▸ GIVEN TASK:
Return the material exactly, first line through the line containing "(EER = 8.25", and nothing more. Pictures stay out.

▸ DATA EXTRACT:
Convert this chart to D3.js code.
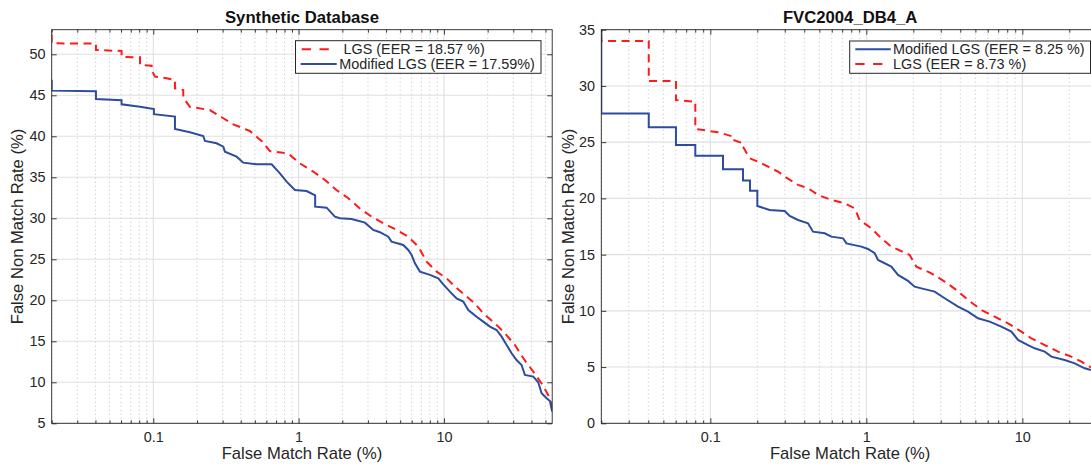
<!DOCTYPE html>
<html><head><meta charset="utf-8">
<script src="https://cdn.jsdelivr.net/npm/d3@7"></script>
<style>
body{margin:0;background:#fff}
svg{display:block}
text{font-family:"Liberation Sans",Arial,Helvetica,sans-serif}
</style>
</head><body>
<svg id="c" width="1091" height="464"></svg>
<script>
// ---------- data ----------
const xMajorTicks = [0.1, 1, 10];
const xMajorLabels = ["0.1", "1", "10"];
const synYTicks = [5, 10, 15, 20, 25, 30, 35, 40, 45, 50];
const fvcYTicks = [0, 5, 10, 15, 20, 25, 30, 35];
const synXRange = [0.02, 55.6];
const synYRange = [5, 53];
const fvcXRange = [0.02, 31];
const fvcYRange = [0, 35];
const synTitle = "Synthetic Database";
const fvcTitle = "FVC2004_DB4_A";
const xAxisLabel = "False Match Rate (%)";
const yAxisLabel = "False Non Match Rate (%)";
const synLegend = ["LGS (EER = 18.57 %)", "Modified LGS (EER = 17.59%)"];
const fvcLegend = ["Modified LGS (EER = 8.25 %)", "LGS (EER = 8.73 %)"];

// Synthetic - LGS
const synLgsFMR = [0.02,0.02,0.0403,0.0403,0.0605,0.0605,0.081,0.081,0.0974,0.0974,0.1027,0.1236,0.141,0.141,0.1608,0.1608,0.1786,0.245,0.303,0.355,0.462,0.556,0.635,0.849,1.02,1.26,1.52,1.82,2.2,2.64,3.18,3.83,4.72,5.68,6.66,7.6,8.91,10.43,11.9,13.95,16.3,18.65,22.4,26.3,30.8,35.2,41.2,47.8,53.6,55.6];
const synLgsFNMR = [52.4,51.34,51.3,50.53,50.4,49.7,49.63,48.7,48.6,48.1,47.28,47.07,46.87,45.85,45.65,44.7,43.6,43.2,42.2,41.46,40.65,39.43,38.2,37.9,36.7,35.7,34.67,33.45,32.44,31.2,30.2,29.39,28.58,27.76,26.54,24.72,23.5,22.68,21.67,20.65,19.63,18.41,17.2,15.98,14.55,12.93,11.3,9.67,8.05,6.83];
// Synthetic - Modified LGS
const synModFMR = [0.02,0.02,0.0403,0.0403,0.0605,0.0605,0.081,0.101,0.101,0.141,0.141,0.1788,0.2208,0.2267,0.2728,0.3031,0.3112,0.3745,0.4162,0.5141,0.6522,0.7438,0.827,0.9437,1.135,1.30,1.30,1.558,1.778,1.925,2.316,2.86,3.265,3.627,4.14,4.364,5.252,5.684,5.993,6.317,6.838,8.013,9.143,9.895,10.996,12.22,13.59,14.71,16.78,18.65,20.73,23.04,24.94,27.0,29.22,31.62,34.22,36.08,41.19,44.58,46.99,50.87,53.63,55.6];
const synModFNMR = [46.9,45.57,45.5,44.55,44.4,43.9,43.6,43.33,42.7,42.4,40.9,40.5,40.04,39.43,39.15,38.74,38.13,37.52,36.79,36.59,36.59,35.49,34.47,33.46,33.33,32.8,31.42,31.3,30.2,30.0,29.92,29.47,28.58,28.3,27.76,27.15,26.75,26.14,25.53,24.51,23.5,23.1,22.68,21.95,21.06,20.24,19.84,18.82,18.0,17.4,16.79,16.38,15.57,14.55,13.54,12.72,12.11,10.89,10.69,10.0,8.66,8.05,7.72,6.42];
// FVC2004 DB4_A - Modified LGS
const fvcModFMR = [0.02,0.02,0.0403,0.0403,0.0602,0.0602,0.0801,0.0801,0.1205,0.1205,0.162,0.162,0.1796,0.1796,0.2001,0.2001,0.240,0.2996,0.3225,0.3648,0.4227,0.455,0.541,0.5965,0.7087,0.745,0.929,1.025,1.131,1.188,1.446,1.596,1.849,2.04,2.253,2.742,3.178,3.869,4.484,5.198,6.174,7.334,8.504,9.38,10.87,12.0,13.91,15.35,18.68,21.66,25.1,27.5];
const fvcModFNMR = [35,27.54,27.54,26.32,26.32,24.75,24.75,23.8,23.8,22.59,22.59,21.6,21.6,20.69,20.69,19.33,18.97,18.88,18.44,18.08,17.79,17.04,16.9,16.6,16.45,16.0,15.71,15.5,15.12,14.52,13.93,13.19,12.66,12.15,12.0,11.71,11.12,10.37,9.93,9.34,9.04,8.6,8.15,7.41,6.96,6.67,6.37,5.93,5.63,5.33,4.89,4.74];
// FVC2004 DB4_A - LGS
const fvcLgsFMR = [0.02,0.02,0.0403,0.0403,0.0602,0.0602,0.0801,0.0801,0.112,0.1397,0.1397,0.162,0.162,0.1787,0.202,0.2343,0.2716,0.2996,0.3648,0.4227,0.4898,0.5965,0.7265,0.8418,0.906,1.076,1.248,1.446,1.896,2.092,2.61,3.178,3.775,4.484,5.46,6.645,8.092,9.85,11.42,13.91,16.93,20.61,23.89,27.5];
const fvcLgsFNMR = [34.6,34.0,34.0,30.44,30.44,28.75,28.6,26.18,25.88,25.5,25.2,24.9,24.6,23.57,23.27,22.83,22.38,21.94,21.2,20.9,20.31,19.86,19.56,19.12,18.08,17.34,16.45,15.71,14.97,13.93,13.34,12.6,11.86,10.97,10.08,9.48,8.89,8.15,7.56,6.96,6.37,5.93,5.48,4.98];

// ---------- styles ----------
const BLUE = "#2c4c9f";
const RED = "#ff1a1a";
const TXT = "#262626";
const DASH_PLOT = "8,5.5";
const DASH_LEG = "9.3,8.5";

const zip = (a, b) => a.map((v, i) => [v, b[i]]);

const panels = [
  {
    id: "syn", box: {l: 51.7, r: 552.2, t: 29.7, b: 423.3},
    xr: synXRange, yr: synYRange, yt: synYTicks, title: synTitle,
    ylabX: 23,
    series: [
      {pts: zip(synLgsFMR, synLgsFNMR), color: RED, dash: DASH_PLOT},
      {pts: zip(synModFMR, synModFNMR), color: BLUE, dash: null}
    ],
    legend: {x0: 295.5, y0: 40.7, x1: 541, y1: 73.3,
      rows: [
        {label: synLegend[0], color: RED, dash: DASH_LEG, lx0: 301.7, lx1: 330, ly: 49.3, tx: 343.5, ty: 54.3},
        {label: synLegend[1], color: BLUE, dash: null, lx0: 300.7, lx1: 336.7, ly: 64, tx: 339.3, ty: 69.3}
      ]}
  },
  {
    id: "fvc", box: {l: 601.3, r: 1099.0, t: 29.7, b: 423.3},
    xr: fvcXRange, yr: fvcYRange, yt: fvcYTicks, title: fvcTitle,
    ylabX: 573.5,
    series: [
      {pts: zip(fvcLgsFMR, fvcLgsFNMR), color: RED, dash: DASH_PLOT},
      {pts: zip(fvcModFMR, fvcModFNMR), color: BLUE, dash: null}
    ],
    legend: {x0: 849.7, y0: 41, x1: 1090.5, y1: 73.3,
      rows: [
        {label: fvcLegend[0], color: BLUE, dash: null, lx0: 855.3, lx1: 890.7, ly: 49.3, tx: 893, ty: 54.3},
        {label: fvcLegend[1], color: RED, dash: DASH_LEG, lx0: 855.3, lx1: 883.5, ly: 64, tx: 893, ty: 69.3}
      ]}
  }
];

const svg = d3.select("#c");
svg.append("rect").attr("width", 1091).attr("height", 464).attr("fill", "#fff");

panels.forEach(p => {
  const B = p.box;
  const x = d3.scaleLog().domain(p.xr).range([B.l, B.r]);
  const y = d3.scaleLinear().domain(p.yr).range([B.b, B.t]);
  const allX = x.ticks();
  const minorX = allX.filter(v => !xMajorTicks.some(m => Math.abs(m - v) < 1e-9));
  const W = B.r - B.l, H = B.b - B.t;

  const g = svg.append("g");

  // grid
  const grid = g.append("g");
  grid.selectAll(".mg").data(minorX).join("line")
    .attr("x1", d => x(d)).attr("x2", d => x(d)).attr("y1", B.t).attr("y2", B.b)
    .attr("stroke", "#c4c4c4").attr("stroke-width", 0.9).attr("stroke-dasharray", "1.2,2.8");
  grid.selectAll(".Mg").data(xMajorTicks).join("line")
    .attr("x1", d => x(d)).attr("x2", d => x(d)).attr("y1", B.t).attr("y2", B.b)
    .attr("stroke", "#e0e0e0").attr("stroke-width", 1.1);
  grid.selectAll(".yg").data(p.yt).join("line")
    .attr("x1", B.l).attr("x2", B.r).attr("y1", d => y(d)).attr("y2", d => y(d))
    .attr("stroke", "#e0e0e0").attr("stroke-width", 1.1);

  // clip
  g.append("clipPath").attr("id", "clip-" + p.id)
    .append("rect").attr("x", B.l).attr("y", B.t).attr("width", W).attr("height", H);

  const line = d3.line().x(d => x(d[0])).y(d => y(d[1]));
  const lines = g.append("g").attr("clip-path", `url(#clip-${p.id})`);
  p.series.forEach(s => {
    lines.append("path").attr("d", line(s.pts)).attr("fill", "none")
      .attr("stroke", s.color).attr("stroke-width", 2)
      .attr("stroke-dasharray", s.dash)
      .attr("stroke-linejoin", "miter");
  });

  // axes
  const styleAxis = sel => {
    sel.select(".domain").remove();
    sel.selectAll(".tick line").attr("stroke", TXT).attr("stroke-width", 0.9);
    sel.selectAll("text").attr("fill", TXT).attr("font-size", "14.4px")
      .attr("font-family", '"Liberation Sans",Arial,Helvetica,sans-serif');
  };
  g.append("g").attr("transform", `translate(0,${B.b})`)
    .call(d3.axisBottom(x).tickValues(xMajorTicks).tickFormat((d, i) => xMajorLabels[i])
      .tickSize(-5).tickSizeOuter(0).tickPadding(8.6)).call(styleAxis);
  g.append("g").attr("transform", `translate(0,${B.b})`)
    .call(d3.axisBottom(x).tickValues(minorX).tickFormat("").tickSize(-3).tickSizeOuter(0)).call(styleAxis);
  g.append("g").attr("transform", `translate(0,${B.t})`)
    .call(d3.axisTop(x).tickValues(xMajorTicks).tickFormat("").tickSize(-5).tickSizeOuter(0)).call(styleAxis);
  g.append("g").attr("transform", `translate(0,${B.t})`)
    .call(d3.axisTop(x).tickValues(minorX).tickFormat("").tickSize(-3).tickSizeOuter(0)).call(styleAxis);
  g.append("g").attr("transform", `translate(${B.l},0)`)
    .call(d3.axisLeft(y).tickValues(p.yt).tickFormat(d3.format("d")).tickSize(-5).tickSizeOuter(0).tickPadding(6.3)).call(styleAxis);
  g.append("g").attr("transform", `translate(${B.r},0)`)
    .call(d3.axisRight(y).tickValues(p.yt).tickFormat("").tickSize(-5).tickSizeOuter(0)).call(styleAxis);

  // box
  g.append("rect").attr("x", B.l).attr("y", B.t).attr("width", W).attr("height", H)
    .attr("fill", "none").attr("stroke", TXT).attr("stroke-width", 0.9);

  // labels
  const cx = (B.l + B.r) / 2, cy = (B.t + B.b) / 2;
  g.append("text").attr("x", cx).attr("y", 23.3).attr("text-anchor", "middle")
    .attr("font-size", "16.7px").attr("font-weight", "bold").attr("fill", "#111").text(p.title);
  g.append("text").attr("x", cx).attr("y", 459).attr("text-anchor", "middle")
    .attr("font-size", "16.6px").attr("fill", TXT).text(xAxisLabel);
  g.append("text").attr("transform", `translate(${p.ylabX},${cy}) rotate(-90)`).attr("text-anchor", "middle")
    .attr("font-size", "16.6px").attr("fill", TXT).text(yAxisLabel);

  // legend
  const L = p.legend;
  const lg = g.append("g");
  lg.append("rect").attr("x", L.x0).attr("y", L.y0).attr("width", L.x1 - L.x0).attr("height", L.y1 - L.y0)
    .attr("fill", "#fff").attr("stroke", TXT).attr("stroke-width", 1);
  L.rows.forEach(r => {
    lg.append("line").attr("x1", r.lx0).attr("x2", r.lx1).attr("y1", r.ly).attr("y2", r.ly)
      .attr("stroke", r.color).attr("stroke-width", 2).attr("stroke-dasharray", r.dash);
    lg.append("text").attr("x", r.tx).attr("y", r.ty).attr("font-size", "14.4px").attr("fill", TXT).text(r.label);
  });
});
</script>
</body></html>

▸ IN RESPONSE:
Convert this chart to D3.js code.
<!DOCTYPE html>
<html><head><meta charset="utf-8">
<script src="https://cdn.jsdelivr.net/npm/d3@7"></script>
<style>
body{margin:0;background:#fff}
svg{display:block}
text{font-family:"Liberation Sans",Arial,Helvetica,sans-serif}
</style>
</head><body>
<svg id="c" width="1091" height="464"></svg>
<script>
// ---------- data ----------
const xMajorTicks = [0.1, 1, 10];
const xMajorLabels = ["0.1", "1", "10"];
const synYTicks = [5, 10, 15, 20, 25, 30, 35, 40, 45, 50];
const fvcYTicks = [0, 5, 10, 15, 20, 25, 30, 35];
const synXRange = [0.02, 55.6];
const synYRange = [5, 53];
const fvcXRange = [0.02, 31];
const fvcYRange = [0, 35];
const synTitle = "Synthetic Database";
const fvcTitle = "FVC2004_DB4_A";
const xAxisLabel = "False Match Rate (%)";
const yAxisLabel = "False Non Match Rate (%)";
const synLegend = ["LGS (EER = 18.57 %)", "Modified LGS (EER = 17.59%)"];
const fvcLegend = ["Modified LGS (EER = 8.25 %)", "LGS (EER = 8.73 %)"];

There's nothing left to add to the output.